A Different Kind of AI Play
While the tech world obsesses over generative AI and large language models, Lechelle is betting on a different narrative. He sees a "winter coming" for GenAI, with disappointments mounting as return on investment fails to materialize for many companies.
"We are not tackling typical GenAI problems. We're tackling predictive AI problems," he said, positioning Probabl in the less glamorous but potentially more practical realm of traditional machine learning.
This approach aligns with the company's tagline: "Own Your Data Science." In an era of black-box AI systems, Probabl advocates for transparency and control. These values resonate particularly strongly in Europe, where AI regulation emphasizes explainability and accountability.

The Path Forward
The recent funding round, co-led by Serena and Capital Fund Management (CFM), validates this vision. Serena has developed a specific thesis around commercial open-source software, which is rare among French VCs. CFM, a quantitative hedge fund that has used scikit-learn for over a decade, sees strategic value in supporting the technology's evolution.
With seed funding secured, Probabl has finally achieved what Lechelle calls "the canonical form of a startup." The complex public-private structure has been streamlined, making the company attractive to traditional venture capital. The goal now is to achieve product-market fit in 2026 and position for a Series A round. Now Probabl must build a sales culture within an organization born from research labs, and compete globally while maintaining their French and European identity.
Still, Probabl considers itself a mission-driven company. Lechelle sees open source as perhaps the continent's best hope to compete globally.
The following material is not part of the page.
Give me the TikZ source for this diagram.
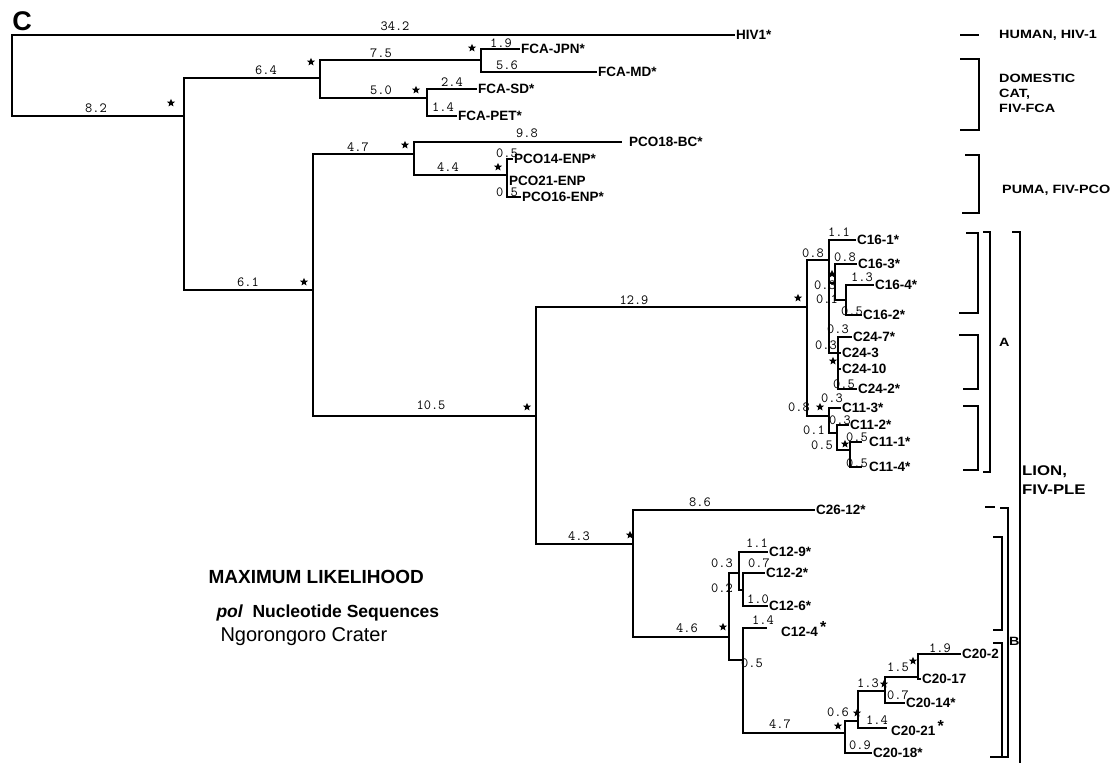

And the very existence of Probabl underscores the willingness of the French government and academia to find new models for technology transfer to amplify research impact.
In that sense, Probabl is more than a business opportunity. For Lechelle, Probabl is part of a larger vision for European technological sovereignty to compete with American and Chinese tech giants.
"We need to seize the moment," Lechelle said. "We should be sparring partners, not junior partners."